There’s little hope for Ewa save further exploitation and The Immigrant realizes Ewa’s predicament most powerfully when she goes to her first confession at church since arriving in America. The immigrant wraps herself in a shawl, making Cotillard resemble the likes of cinematic heroines such as Anna Magnani or Sofia Loren, and pleads before God for forgiveness not only for herself, but also for the pimp she insists is a good man. Cotillard has never conveyed such a range of emotion with her big beautiful eyes as she does in this confession.

Phoenix is equally impressive in one of his more low-key performances. His brooding, charismatic Bruno is truly a detestable figure, but he’s equally pitiable for how pathetically he thrives in the gutter. (A fact that Gray shows with some spot-on location use for Bruno’s cabaret-style pimping.) He’s a strong foil for Cotillard’s heartrending Ewa. Ditto Jeremy Renner’s uncomfortably smooth Orlando, who resembles an even bigger snake eager to swallow Ewa as he prowls in the alleys and shadows looking to seduce Lady Liberty.

The Immigrant easily marks a career high for Gray as he boldly tackles the perversion of the American Dream in the imbalanced relationships presented in this tale. This American tragedy feels especially relevant not only for the land of Lady Liberty, but for all for the west that shrouds itself in a veneer of openness and acceptance, yet acts as a breeding ground for alienation and xenophobia. Ewa, as the proverbial other, is helplessly homeless the moment she docks at Ellis Island with hopes for the future. Escaping a war ravaged past, yet exploited and displaced in her landed destination, Ewa embodies the generations of anonymous Americans forced to live as exiles within the land that offers her shelter.

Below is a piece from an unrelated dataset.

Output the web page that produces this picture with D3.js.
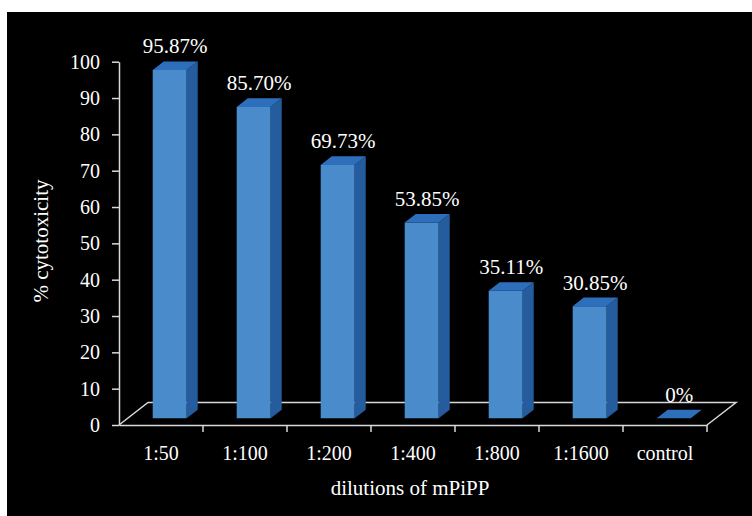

The film marks Gray’s most ambitious and most richly realized film, for The Immigrant seems to have no equal among contemporary American films, except perhaps for Scorsese's sprawling Gangs of New York. The soberly paced Immigrant displays top-notch production work across the board beginning with the trio of strong performances. The costumes by Patricia Norris (12 Years a Slave) are impeccable period outfits that dress Ewa in a range of fetching flapper garb (for which Cotillard seems perfectly tailored after Midnight in Paris) and working class Sunday best. The cinematography by Darius Khondji (Midnight in Paris) is luminous, as The Immigrant drips with a glowing sheen and fogginess. It looks and feels like a classic. The film features a remarkable palette of light and shadows to situate Ewa’s odyssey in some sepia tinged in-between place amid a dream and a nightmare.

The outstanding visual work of The Immigrant leaves a lasting impressive with the film’s masterful final shot that splits the fates of Ewa and Bruno in two different yet equally dire frames. Gray and Khondji divide the stars using a window and a mirror to see them leave the same origin as they go in different directions but are ultimately heading nowhere. This complicated composition, bathed in dank dusty light, leaves an endless horizon for future heartbreak. It’s the work of a master.

Rating: ★★★★½ (out of ★★★★★)

The Immigrant screens in Ottawa at The ByTowne until July 10 and at The Mayfair from July 18 - 22.